Another paradigmatic example is the case of DeepMind and the ancient game of Go. For the mastering of this game by an AI, Reinforcement Learning (RL) techniques were applied to prevent the use of a full Monte-Carlo tree-search. Here, DNNs provided RL with a proper representation of the full game board -technically speaking, of the policy and value functions given board states and player actions-. You can find an easy-to-follow explanation of DeepMind’s AlphaGo algorithm here.

Next steps

Coming back to the definition of DL, are the hierarchical and compositional aspects the whole story? Well, not really. One thing that, in my opinion, has made DNNs so successful is the incorporation of symmetries. Symmetries have allowed DNNs to overcome the curse of dimensionality and, in turn, being able to select a small family of functions from the infinite set of possible ones.
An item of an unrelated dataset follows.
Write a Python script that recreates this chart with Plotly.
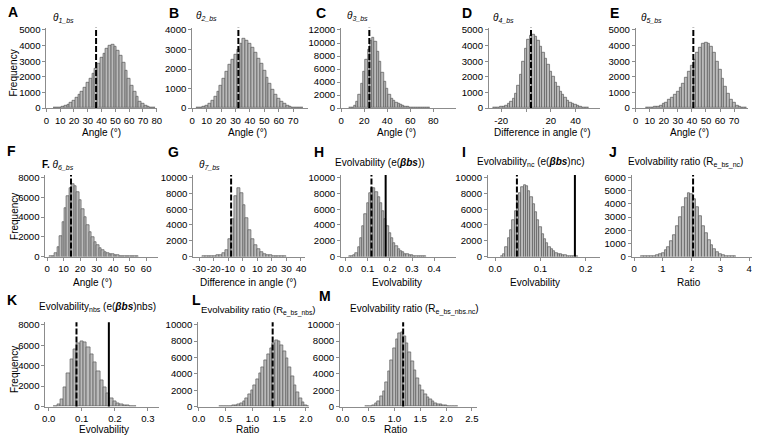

In other words, they have allowed computers to learn representations from data efficiently and effectively . But this is another -fascinating, though- story. I will leave the discussion on the curse of dimensionality, and the importance of incorporating symmetries while learning, for another post.

While we work on it, you might want to have a look at the work of Stephane Mallat and Joan Bruna on Scattering Convolutional Networks, that provides a mathematical framework for understanding Deep Convolutional Nets, and the recent work on the connection between Deep Learning and Physics by Lin, Tegmark and Rolnick.

Hopefully after this reading, you will get a clearer view of what Representation Learning means, and how Deep Learning fits into this discipline.